There has been a great deal of information written about this phenomenon over the past several years. Basically, the decline of registered voters and the people who actually go to the polls to vote started after World War II. Before states started offering early voting, one of the largest indicators for falling voting numbers was weather related. Yes, early snow storms, ice storms, rain, and bitter cold in the more northern states did take its toll on how many people could get out and vote. The number of people who stayed home because of weather issues may not have affected the outcome for a particular candidate, but it did lower the number of voters. I am sure there were all kinds of reasons numbers started dropping off, again, when people were only allowed to vote on only one day, during the work week. It was difficult to make it to the polls, especially for people who didn’t work near their assigned polling station.
The physical act of voting may take some effort. For some, the answer was using an “absentee ballot,” whether they were actually going to be out-of-town at the time of the election or not. I think it became easier for some people to justify not taking the time to vote. Another problem is too many people using the excuse, “My one vote isn’t going to make a difference.” Then you have those people who, with just cause, say, “I don’t like any of the candidates, so I’m not voting for anyone.” I heard that too many times during the last election. When I asked if those people voted in the primary election, nine times out of 10 the answer was, “No, I didn’t see any reason to waste my time.” By then, I could only shake my head.
There are groups springing up across Tennessee and the country that advocate getting involved in our local, state, and federal politics and government. I believe it is a great idea, because we need to change the way our leaders are elected and how they represent the people. We need to become more engaged in what our elected legislators are doing in our city and county offices, our state capital, and in Washington D.C. We cannot bury our heads in the sand and WISH our leaders would listen, hear, and react to our concerns. We must take an active role in not just voting for a candidate but also in finding and promoting good candidates who are willing and able to work for the people.

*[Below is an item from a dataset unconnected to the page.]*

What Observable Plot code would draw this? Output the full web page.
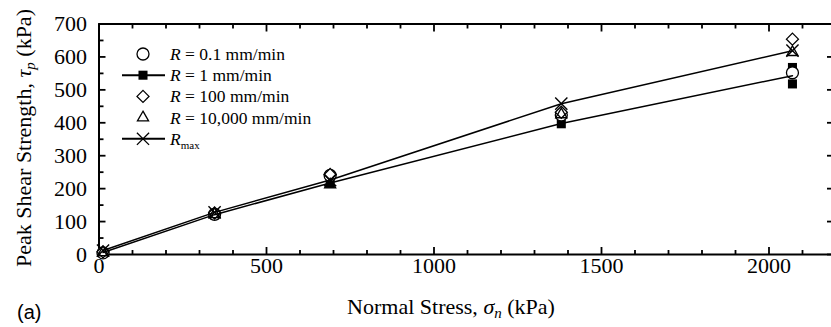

The pre-primary season has already started with all kinds of people declaring their intentions to run for various political offices. Diane Black is running for governor of Tennessee. She hosted a fundraiser last week for her supporters. The tab for a “meet and greet” was $1,000 per person. The supporters who wanted to have dinner with Diane had to cough up $8,000 per person. Does anyone know of someone from White County who was able to attend that campaign dinner? I know Diane Black has some very strong supporters who probably would have scraped the money together somehow just to be in the same room with her.
It is too bad that Diane Black could never quite see her way to meet with the constituents who wanted to ask her questions about her support of issues that would adversely affect their lives. It wasn’t surprising to see pictures of her and reports of her being in White County, DeKalb, and other surrounding counties during her “breaks” between being in Washington D.C. The surprising thing was that she went to meet people/companies who were supportive of her and never asked her difficult questions. Indivisible Groups throughout Diane Black’s district made repeated requests of her to hold a town meeting, and they were ignored. Her office staff was cordial and understanding, most of the time, considering they were defending Congressman Black’s voting record and harmful issues she was defending on her Facebook and web pages.
There are several possible candidates vying for the position of governor of Tennessee. I understand that name recognition is an enormous “helping hand” when running for any office. As voters, we have to consider why their name is widely recognized. If they have been in politics before, what was their record like? Did they do anything that helped the majority of their constituents or did they make their large donors’ desires their top priority? If their name recognition comes from doing business in Tennessee, what is the reputation of that person as a business leader? How do they treat people? How much would they be willing to sacrifice to be able to do the “right thing” for the people of Tennessee?
Our country is at a crossroads right now. We have an administration and Congress who appear to have no concern for the average American. For the past nine months, unless you have no form of communication with the world, we have been inundated with a new or ever-changing crisis every week coming out of Washington D.C. Mr. Trump and his cabinet members have done nothing to make America great. In fact, they have done more harm and caused more insecurity for the majority of people living in our country than I have ever seen. At the height of turmoil in our country during the late 60’s and early 70’s, I did not experience the current amount of concern and downright fear regarding the survival of our country. Perhaps those feelings come from the fact that not only is there a man in the White House who is totally unqualified for the position he holds, but we also have a Republican majority in Congress that is allowing him to have free reign.
I know there are those who disagree with my opinions of him, and that is fine. To be honest, I have never before refused to call any man who has been elected president of the United States by their proper title. It didn’t matter if I voted for him or not. It didn’t matter whether I agreed with his policies or not. I believed in the checks and balances of our American system of government, and I believed those presidents had earned the respect of the title. In my opinion, Mr. Trump has done nothing to earn the respect of being called “president.” I am constantly appalled by the way he behaves, the way he disrespects people of color, women, members of the LBGTQ community, immigrants, every minority, and everyone who has any religious belief, including “real” Christians. He has made a mockery of the presidency, of America, and patriotism.
Now, if we want to make changes to the way our government is functioning, we must use our right to vote and make sure our votes count. We cannot sit by and let the “other” guy stand up for us. We must stand up for ourselves, and we can do that in each and every election, if we get out and vote. It is a disgrace that fewer than 50 percent of America’s registered voters voted in the last election. People have died for our right to vote. The only significant way to honor those heroes is to use the strongest weapon we have against the destruction of our way of life and that is to vote. In the meantime, research candidates beyond their party affiliation, ask questions, push and prod to get as much truth from those who want our vote.